Question

A circuit draws a power of 550W from a source of 220V, 50Hz. The power factor of the circuit is $0.8$ and the current lags in phase behind the potential difference. To make the power factor of the circuit as $1.0$, what capacitance will have to be connected to it?
A) $\dfrac{1}{{42\pi }} \times {10^{ - 2}}F$
B) $\dfrac{1}{{41\pi }} \times {10^{ - 2}}F$
C) $\dfrac{1}{{5\pi }} \times {10^{ - 2}}F$
D) $\dfrac{1}{{84\pi }} \times {10^{ - 2}}F$

Answer 1

Hint: Resistance is the measure of the opposition offered to the flow of current in a circuit. In an A.C. circuit the amplitudes constantly change over time. Also the power factor in an a.c. circuit determines how effectively the power is utilised by the load.

Complete step by step answer:
Given that power is $P = 550Watt$
${V_{rms}} = 220V$
$f = 50Hz$
$\cos {\Phi _1} = 0.8$
It is said that the power factor of the circuit should be 1. That is $\cos {\Phi _2} = 1$
The real power in an a.c. circuit defines the power consumed by the resistive part of the circuit. This power is actually transferred to the load. It is also known as true or active power. The formula for the real power for an a.c. circuit is written as
$P = {V_{rms}}.{I_{rms}}.\cos \Phi $
$\Rightarrow P = \dfrac{{V_{rms}^2}}{Z}\cos \Phi $
$\Rightarrow Z = \dfrac{{V_{rms}^2}}{P}\cos {\Phi _1}$
Substituting all the given values,
$\Rightarrow Z = \dfrac{{{{(220)}^2}}}{{550}} \times 0.8$
$\Rightarrow Z = 70.4\Omega $
The average power in an a.c. circuit is determined in terms of rms voltage and current. Given that the current lags in phase difference behind the potential. So the power factor is given by
$\cos {\Phi _1} = \dfrac{R}{Z}$
$R = Z\cos {\Phi _1}$
$\Rightarrow R = (70.4)(0.8)$
$\Rightarrow R = 56.32\Omega $

Inductors provide inductance to a circuit and store energy temporarily in the form of magnetic field.
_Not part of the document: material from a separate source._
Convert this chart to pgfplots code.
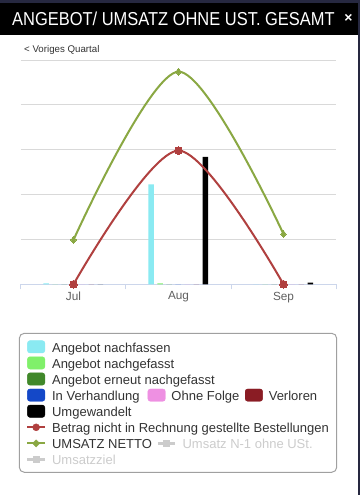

The total impedance of the circuit is given by
$Z = \sqrt {{L^2}{\omega ^2} + {R^2}} $
Where Z is the impedance
R is the reactance
L is the inductance
$\Rightarrow 70.4 = \sqrt {{{(\omega L)}^2} + {{(56.32)}^2}} $
$\Rightarrow \omega L = 42.2\Omega $

But according to the given condition in the question, the power factor of the circuit should be 1. It is possible when
${X_L} = {X_C}$
Where ${X_L}$ is the inductive reactance $ = \omega L$
And ${X_C}$ is the capacitive reactance$ = \dfrac{1}{{\omega C}}$
Therefore,
$\omega L = \dfrac{1}{{\omega C}}$
$\Rightarrow C = \dfrac{1}{{\omega (\omega L)}}$

When the capacitor is connected in the circuit, then
$\Rightarrow C = \dfrac{1}{{2\pi f(42.2)}}$
$\Rightarrow C = \dfrac{1}{{2\pi \times 50(42.2)}}$
$\Rightarrow C = \dfrac{1}{{42\pi }} \times {10^{ - 2}}F$

Therefore Option A is the correct answer.

Note:
It is to be noted that the terms impedance, reactance and resistance are different. Resistance is the opposition to flow of current, but reactance is the opposition to the change in flow of current due to inductance and capacitance only. Impedance is the sum of both resistance and reactance.